── Dataset rows

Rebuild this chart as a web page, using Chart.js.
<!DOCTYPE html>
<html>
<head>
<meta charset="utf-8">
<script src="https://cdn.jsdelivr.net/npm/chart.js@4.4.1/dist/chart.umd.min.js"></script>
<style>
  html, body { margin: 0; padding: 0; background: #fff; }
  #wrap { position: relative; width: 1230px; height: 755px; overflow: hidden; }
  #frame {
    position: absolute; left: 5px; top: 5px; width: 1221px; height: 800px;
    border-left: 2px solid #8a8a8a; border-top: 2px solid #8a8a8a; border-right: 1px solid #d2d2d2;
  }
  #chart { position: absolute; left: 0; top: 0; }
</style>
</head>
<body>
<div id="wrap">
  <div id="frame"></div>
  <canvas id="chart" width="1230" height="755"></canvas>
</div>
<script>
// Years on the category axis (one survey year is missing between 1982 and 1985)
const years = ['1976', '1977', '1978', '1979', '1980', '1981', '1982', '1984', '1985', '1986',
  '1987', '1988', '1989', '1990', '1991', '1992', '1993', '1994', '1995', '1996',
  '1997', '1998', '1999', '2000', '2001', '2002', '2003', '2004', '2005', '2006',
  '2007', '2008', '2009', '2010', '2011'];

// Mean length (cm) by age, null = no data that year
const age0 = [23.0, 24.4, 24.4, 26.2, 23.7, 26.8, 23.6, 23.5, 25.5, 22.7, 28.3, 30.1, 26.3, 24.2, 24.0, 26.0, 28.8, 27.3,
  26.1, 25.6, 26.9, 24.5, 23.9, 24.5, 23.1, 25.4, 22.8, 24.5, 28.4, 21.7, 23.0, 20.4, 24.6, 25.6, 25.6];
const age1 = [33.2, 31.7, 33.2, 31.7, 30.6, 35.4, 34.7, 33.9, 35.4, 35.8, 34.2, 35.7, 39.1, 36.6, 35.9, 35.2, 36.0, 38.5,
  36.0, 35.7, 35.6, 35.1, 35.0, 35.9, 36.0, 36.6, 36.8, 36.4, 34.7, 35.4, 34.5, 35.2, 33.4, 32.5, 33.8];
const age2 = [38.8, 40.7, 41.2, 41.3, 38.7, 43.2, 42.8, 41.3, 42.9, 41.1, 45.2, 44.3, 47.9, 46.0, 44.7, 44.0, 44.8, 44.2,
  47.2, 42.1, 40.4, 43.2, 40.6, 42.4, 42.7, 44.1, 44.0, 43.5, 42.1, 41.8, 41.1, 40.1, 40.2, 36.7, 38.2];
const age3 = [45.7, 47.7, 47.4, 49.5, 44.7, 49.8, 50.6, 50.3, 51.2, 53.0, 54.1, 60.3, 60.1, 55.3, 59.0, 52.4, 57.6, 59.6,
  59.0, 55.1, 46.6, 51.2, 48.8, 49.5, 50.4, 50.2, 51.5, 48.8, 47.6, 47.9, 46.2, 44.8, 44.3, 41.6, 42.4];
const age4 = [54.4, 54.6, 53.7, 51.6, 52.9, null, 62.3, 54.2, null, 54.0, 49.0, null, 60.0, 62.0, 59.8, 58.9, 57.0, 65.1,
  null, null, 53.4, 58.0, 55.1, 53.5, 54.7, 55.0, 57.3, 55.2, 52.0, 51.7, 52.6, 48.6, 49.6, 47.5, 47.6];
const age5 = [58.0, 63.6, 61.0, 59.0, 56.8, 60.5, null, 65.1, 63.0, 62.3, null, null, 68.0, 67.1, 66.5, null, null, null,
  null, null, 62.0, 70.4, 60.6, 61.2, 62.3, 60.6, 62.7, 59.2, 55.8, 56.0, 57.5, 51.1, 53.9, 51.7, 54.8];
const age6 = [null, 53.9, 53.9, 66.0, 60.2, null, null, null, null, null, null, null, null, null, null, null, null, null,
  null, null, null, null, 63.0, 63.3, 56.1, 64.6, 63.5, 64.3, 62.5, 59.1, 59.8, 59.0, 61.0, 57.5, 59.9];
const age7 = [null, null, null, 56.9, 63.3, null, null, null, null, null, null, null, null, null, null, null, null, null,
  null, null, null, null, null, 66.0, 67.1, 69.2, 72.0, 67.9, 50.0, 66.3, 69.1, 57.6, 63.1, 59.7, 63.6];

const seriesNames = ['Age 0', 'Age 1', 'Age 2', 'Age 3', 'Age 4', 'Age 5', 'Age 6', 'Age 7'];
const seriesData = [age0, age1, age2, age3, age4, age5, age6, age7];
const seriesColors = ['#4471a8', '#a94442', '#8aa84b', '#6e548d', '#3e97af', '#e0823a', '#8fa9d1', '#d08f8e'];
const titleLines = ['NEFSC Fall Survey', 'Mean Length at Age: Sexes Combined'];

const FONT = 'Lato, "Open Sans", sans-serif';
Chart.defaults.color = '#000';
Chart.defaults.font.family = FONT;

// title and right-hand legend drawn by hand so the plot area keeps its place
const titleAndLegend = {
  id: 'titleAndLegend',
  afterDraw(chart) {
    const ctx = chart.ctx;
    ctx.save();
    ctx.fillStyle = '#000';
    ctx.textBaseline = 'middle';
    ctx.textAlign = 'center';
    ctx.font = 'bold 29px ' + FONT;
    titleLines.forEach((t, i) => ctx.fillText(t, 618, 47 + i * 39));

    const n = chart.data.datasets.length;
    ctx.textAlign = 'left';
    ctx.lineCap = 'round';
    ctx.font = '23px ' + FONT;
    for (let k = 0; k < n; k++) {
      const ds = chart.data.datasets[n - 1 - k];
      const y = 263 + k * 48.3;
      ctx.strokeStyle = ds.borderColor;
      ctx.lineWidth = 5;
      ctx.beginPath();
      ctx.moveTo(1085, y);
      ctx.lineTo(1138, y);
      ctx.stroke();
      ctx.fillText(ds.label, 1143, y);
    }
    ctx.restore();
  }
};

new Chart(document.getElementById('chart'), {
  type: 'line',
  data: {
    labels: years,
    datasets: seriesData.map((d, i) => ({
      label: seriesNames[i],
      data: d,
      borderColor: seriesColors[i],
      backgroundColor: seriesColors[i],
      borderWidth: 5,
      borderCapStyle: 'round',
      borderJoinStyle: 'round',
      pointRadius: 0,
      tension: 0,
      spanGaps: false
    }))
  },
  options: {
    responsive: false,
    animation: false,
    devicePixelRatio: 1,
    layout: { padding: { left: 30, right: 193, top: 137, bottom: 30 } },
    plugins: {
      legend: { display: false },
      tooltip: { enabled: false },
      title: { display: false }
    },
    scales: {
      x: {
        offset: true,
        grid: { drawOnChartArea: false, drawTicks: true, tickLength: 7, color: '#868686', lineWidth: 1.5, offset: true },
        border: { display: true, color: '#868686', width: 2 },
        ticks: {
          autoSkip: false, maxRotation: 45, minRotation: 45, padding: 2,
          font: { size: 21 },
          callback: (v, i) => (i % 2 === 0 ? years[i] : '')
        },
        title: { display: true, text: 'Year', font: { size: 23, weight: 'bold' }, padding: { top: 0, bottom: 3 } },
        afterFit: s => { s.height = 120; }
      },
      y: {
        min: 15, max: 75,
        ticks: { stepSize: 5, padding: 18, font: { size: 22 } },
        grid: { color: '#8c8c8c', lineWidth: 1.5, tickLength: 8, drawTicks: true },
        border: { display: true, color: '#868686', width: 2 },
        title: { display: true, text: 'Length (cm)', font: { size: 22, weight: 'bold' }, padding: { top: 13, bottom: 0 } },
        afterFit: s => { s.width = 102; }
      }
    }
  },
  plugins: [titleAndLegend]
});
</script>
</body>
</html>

────
── Dataset rows

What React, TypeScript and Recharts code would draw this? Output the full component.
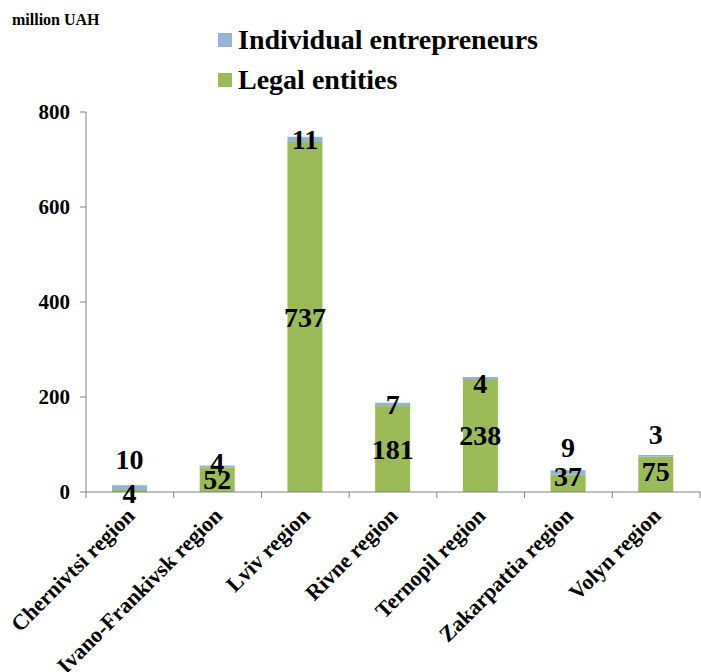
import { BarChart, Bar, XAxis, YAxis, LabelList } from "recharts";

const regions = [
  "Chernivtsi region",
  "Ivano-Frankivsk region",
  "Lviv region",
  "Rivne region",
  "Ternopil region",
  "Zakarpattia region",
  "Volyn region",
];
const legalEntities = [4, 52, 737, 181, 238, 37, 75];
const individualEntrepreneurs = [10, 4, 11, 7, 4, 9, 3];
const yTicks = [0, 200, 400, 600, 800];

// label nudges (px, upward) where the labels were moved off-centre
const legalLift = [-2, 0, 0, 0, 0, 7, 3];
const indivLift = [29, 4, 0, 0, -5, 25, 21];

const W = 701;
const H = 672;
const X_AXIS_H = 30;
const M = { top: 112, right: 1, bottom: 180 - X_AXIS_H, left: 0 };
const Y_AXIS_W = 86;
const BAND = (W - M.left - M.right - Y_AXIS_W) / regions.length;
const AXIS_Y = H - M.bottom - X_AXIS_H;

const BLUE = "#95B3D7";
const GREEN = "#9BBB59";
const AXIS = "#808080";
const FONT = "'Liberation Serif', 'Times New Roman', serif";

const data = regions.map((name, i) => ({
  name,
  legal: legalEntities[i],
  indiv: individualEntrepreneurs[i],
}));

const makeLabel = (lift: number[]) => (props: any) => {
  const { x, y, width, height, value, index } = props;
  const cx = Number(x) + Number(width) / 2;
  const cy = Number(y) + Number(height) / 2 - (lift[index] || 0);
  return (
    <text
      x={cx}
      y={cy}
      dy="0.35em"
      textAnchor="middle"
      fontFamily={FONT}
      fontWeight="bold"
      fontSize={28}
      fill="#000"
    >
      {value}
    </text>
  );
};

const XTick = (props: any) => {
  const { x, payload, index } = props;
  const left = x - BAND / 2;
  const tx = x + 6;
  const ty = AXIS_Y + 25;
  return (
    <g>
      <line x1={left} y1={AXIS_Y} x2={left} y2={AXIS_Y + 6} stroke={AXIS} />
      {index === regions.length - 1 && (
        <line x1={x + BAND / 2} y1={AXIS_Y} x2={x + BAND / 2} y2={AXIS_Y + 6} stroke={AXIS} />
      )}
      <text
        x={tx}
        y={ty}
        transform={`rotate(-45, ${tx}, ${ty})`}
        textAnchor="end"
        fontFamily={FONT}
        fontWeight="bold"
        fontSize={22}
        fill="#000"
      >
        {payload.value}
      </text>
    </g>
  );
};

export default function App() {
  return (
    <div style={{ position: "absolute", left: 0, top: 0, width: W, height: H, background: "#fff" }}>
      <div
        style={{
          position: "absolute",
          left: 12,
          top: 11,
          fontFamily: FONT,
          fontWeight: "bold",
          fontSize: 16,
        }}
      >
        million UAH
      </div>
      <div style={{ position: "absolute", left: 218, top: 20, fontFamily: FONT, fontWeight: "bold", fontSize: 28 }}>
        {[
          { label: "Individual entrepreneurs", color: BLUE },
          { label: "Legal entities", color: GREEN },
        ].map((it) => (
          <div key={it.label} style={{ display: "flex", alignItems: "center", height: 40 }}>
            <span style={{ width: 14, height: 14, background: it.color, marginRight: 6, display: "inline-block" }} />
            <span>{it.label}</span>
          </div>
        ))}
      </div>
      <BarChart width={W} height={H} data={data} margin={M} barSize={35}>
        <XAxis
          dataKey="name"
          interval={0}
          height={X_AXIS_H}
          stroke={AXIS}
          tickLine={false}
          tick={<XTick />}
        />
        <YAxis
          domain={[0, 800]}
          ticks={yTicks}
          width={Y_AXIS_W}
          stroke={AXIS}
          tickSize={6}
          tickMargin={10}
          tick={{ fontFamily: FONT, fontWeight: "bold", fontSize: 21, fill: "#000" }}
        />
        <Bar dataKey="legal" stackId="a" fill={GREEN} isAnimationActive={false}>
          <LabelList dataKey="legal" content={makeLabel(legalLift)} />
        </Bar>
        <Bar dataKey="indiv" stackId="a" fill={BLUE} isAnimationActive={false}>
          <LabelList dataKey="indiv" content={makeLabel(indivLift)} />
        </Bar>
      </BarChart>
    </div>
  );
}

────
── Dataset rows

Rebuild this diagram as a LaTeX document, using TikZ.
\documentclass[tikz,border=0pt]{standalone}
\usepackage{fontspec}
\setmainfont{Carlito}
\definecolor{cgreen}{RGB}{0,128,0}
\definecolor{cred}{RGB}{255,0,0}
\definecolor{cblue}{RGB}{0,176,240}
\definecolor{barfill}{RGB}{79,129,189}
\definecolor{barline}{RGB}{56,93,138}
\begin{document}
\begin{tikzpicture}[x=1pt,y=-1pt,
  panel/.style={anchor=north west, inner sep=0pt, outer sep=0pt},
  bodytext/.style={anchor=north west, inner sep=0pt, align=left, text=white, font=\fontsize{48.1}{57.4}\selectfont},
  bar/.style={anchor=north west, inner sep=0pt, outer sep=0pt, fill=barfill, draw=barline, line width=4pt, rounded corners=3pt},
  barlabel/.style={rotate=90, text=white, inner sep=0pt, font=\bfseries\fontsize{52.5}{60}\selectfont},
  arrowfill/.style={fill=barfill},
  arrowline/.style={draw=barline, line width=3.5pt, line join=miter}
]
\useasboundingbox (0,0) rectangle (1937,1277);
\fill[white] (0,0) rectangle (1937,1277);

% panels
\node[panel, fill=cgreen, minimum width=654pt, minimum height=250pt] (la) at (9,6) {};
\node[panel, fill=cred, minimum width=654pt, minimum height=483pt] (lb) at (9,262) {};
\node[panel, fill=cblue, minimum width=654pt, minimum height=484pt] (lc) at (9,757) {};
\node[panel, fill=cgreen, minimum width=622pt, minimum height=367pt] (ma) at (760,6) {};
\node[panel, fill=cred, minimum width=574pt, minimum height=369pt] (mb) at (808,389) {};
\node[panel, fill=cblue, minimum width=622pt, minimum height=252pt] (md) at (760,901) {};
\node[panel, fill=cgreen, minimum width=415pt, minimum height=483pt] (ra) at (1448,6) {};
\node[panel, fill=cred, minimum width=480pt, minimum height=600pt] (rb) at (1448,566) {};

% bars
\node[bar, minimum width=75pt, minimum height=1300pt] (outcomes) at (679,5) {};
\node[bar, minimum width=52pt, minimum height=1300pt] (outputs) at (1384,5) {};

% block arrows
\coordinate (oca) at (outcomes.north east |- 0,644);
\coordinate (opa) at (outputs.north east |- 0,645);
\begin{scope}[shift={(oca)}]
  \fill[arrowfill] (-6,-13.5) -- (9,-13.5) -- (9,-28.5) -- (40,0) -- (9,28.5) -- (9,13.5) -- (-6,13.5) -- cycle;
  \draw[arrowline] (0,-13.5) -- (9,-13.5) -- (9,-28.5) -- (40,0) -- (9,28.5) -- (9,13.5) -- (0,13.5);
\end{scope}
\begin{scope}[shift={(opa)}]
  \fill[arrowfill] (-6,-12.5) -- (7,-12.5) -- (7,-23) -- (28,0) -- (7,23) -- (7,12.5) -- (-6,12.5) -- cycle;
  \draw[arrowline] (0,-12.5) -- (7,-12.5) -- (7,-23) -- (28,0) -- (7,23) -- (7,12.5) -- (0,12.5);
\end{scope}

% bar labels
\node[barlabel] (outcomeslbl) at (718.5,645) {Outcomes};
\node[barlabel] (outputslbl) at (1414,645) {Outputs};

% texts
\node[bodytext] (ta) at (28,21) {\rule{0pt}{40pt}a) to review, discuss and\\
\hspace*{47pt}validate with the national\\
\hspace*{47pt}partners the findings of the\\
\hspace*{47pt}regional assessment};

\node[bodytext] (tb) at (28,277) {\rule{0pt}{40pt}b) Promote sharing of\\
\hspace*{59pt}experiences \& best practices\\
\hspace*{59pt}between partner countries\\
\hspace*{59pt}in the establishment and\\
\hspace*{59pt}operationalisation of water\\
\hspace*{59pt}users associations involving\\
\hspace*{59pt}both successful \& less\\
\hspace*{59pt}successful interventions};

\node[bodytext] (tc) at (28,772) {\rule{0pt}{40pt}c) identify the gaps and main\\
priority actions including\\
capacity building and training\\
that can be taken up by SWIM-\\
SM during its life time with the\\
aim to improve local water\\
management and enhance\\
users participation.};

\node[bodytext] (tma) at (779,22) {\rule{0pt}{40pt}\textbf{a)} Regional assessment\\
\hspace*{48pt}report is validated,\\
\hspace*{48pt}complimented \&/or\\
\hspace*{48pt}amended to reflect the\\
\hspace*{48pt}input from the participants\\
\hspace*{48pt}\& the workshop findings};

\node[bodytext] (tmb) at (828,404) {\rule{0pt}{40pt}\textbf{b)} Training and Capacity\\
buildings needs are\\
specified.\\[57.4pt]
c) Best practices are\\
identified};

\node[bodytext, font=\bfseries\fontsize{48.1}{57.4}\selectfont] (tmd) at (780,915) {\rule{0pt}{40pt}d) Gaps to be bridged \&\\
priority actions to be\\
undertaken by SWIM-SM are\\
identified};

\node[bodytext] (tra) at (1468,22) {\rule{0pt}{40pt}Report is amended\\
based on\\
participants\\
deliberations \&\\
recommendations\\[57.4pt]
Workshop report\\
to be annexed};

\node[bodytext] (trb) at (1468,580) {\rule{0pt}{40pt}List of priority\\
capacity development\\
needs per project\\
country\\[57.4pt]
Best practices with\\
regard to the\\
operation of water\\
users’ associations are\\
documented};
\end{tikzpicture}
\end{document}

────

Brief:
Give again, exactly as written, only the lines that start at the one with "What React, TypeScript" and end at the one with "const AXIS_Y = H - M.bottom - X_AXIS_H;", both included. Skip any pictures.

Solution for this problem:
What React, TypeScript and Recharts code would draw this? Output the full component.
import { BarChart, Bar, XAxis, YAxis, LabelList } from "recharts";

const regions = [
  "Chernivtsi region",
  "Ivano-Frankivsk region",
  "Lviv region",
  "Rivne region",
  "Ternopil region",
  "Zakarpattia region",
  "Volyn region",
];
const legalEntities = [4, 52, 737, 181, 238, 37, 75];
const individualEntrepreneurs = [10, 4, 11, 7, 4, 9, 3];
const yTicks = [0, 200, 400, 600, 800];

// label nudges (px, upward) where the labels were moved off-centre
const legalLift = [-2, 0, 0, 0, 0, 7, 3];
const indivLift = [29, 4, 0, 0, -5, 25, 21];

const W = 701;
const H = 672;
const X_AXIS_H = 30;
const M = { top: 112, right: 1, bottom: 180 - X_AXIS_H, left: 0 };
const Y_AXIS_W = 86;
const BAND = (W - M.left - M.right - Y_AXIS_W) / regions.length;
const AXIS_Y = H - M.bottom - X_AXIS_H;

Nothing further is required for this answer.